Hagerty's results are critical to understanding the early history and evolution of our closest celestial neighbor.
"Prior to graduate school, I, like many people, had assumed that the Moon was a dull, lifeless body," said Hagerty. "However, after having the opportunity to learn from experts in lunar science and to examine lunar sample and remote sensing data myself, it quickly became apparent that the Moon is an extraordinary planetary body and that we have only scratched the surface of truly understanding how the Moon formed and evolved. To have an opportunity to play a role in shaping our cumulative knowledge of the Moon is a humbling experience."
Hagerty is currently the curator of the USGS Meteor Crater Sample Collection, as well as the Chair of NASA's Regional Planetary Image Facility Network.
The USGS Meteor Crater Sample Collection is an ongoing project funded by NASA that analyzes drill samples from Meteor Crater and makes the samples available to the planetary science community. The NASA Regional Planetary Image Facility Network is an international system of planetary data libraries that maintains a wide range of data products from NASA planetary missions including photographs, maps, films, engineering plans, and historical documents and artifacts. The overriding mission of the Network is to make these materials available to the public.
Hagerty earned his Ph.D. in Earth and Planetary Sciences from the University of New Mexico, Albuquerque, in 2004; his M.S. in Earth and Planetary Sciences from the University of New Mexico, Albuquerque, in 2001, and his B.S. in Earth and Planetary Sciences, with Honors, from the University of New Mexico, Albuquerque, in 1998. He was a post-doctoral fellow at the Los Alamos National Laboratory from 2004-2007, where he studied lunar geochemistry.

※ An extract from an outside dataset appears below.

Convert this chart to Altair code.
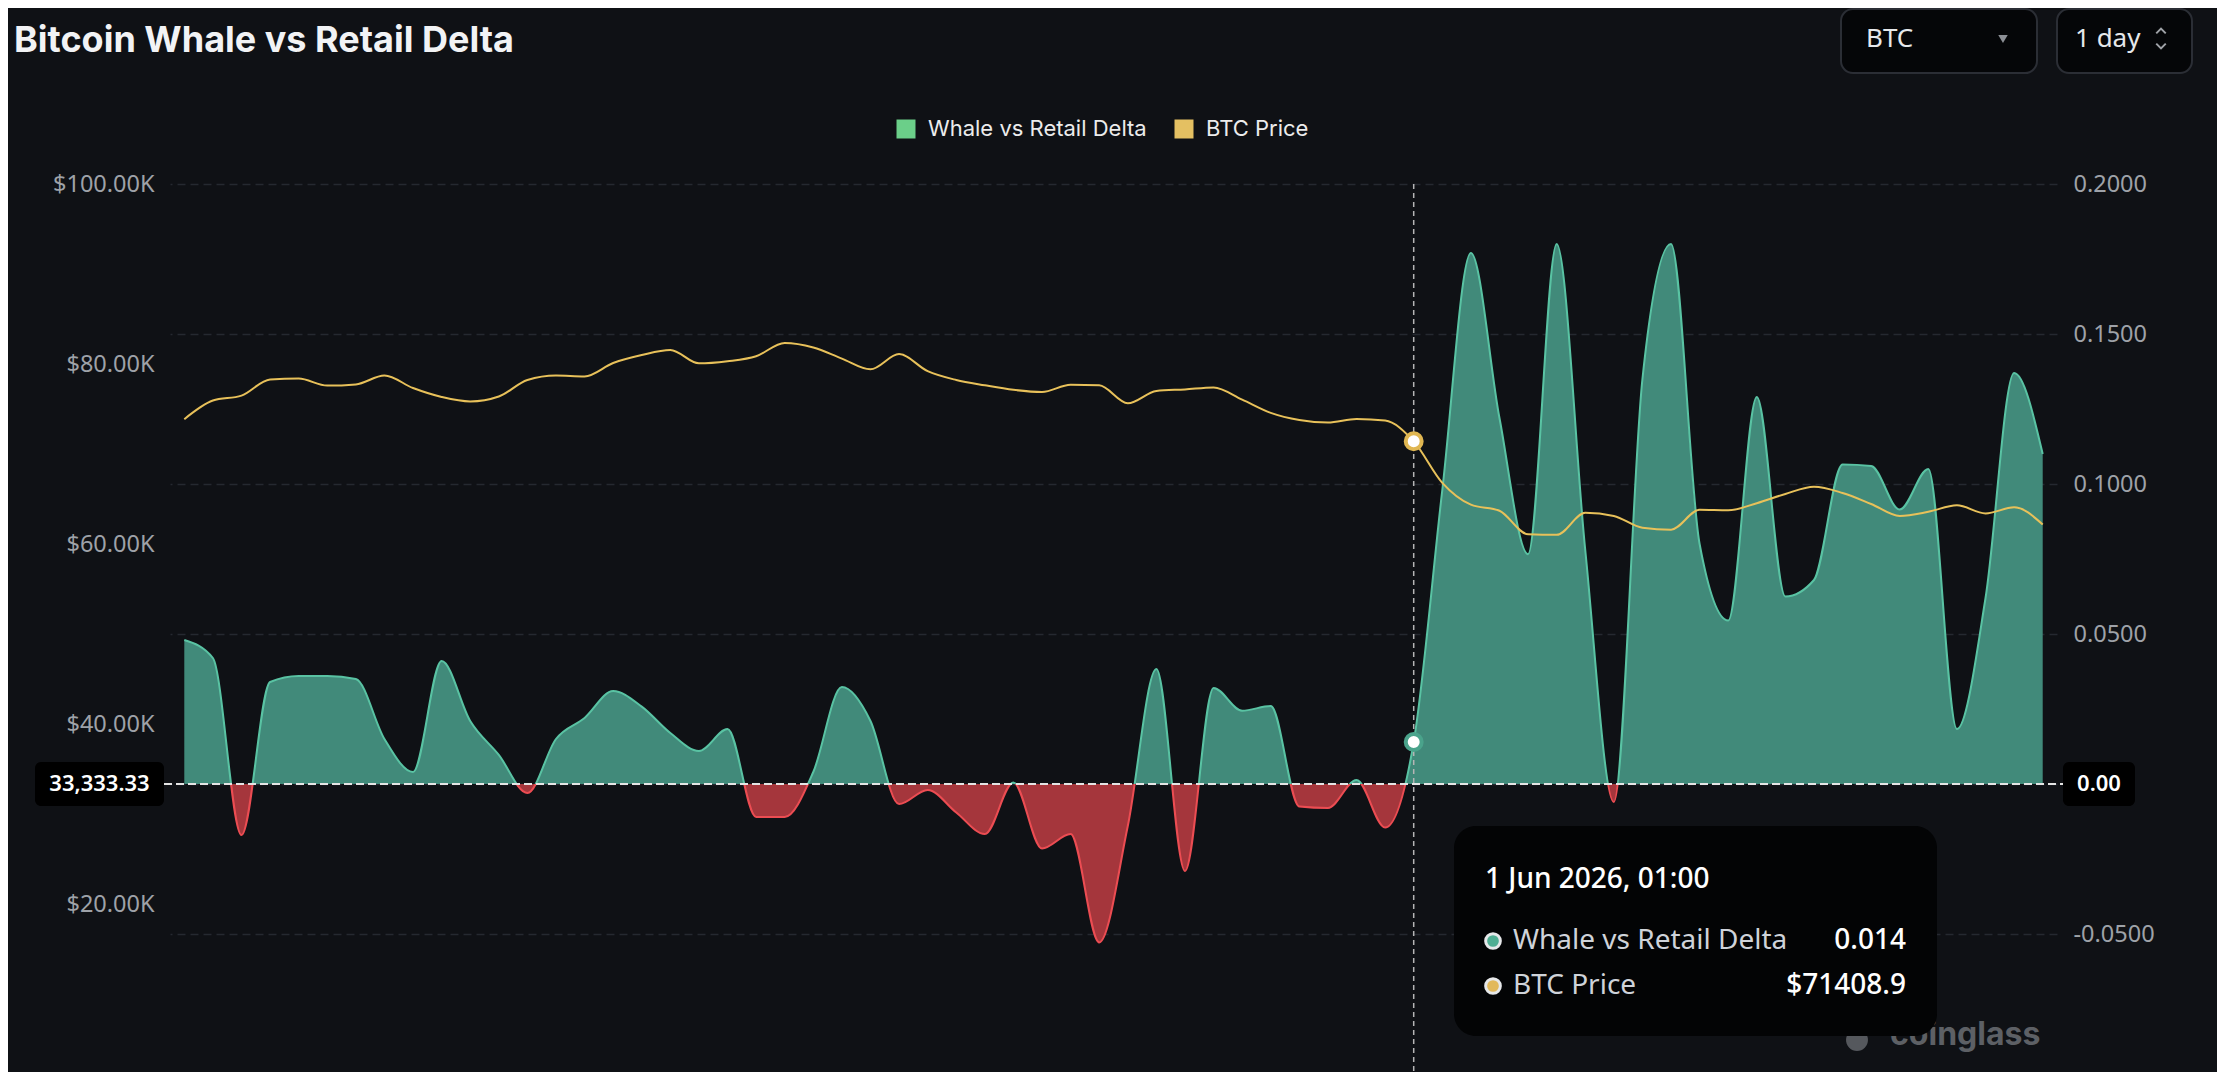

Hagerty came to the USGS in 2007, joining the USGS Astrogeology Science Center in Flagstaff, Arizona. He has been the principal investigator on eight NASA studies and collaborated on an additional four studies. His research has examined not only lunar geochemistry, but also lunar mapping, asteroid mapping, and impact cratering.
Hagerty’s official citation from the Award reads:
Department of Interior/US Geological Survey
For cutting edge research fusing remote-sensing data of the Moon with laboratory measurements to establish a new coherent model of the lunar crust and mantle and for leadership and service contributions for an international network of 17 Regional Planetary Image Facilities.
The Presidential Early Career Awards for Scientists and Engineers was established by President Clinton in 1996, and are coordinated by the Office of Science and Technology Policy within the Executive Office of the President. Awardees are selected for their pursuit of innovative research at the frontiers of science and technology and their commitment to community service as demonstrated through scientific leadership, public education, or community outreach.